RECORDS SUPPLIED.

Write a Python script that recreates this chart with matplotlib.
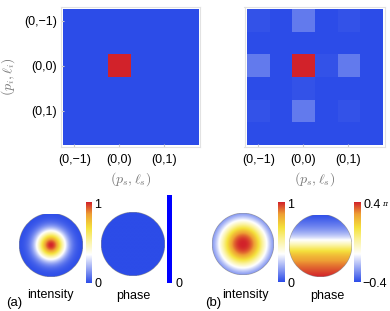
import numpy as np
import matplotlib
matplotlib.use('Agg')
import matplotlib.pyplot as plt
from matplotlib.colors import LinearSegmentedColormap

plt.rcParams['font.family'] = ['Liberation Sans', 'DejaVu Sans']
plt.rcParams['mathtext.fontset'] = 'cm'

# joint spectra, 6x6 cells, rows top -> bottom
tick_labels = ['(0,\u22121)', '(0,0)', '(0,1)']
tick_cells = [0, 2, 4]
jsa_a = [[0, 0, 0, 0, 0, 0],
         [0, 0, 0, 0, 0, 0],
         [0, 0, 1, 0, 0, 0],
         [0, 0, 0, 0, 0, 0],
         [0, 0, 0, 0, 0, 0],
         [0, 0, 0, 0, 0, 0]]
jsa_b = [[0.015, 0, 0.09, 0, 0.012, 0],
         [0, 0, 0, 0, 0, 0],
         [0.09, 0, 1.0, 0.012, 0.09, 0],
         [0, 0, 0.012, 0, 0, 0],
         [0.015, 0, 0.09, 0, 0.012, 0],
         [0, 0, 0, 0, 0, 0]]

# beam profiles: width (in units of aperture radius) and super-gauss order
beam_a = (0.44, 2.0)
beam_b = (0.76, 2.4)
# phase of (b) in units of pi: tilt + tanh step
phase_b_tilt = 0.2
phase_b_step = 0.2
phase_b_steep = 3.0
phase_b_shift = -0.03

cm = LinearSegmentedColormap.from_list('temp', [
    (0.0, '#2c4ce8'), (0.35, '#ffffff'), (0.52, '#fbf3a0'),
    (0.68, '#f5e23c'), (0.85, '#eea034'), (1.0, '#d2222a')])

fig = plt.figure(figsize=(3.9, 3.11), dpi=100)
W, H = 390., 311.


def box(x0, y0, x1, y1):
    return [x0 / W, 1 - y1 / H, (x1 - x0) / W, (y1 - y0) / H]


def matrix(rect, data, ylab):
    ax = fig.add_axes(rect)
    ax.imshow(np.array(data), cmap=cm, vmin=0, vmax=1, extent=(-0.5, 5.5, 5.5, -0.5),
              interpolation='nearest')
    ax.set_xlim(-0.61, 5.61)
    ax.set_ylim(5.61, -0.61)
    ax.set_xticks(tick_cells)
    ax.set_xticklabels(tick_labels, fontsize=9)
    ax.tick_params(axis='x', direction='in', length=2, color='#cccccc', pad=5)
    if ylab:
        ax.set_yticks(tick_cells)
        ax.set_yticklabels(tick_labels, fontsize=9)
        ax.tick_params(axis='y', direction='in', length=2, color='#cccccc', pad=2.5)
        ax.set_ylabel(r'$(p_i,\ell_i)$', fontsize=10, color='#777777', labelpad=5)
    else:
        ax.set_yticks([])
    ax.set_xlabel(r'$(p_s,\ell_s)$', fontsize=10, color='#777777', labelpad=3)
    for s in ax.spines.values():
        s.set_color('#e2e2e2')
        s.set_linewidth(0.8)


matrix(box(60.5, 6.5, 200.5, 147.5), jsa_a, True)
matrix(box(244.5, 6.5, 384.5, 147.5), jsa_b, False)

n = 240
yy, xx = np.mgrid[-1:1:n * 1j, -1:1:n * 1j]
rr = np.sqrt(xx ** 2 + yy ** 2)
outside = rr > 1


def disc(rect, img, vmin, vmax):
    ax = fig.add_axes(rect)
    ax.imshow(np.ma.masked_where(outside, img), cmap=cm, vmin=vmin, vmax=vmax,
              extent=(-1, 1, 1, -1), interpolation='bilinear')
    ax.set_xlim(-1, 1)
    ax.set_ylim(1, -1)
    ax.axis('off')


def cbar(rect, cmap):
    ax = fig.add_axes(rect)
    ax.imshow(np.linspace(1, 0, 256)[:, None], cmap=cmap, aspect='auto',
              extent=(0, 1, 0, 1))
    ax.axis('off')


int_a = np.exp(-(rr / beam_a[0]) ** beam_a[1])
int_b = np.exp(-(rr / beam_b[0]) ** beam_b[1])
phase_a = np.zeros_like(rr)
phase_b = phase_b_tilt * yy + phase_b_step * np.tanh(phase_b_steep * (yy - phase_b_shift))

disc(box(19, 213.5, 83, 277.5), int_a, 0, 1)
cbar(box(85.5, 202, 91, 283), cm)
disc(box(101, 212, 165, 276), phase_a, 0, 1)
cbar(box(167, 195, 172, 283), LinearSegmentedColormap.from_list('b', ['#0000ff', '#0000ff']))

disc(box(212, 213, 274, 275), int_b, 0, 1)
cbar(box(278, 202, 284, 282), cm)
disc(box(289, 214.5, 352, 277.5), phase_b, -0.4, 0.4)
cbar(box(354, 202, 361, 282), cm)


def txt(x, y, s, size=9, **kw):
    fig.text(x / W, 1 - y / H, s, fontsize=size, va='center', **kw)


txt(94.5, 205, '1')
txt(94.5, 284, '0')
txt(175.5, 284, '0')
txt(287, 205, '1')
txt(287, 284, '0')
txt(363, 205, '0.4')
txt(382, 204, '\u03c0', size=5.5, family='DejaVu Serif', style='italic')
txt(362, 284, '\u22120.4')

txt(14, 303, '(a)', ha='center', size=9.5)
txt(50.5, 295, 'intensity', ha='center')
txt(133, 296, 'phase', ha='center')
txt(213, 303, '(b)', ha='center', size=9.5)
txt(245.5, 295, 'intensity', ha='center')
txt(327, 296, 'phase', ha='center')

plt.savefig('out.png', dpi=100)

==

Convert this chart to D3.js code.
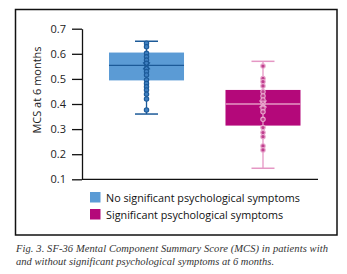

WRITTEN REQUEST.
Copy exactly the stretch of lines that starts at the line holding "Write a Python" and ends at the line holding "plt.rcParams['mathtext.fontset'] = 'cm'". Drop the pictures.

EXPECTED OUTPUT.
Write a Python script that recreates this chart with matplotlib.
import numpy as np
import matplotlib
matplotlib.use('Agg')
import matplotlib.pyplot as plt
from matplotlib.colors import LinearSegmentedColormap

plt.rcParams['font.family'] = ['Liberation Sans', 'DejaVu Sans']
plt.rcParams['mathtext.fontset'] = 'cm'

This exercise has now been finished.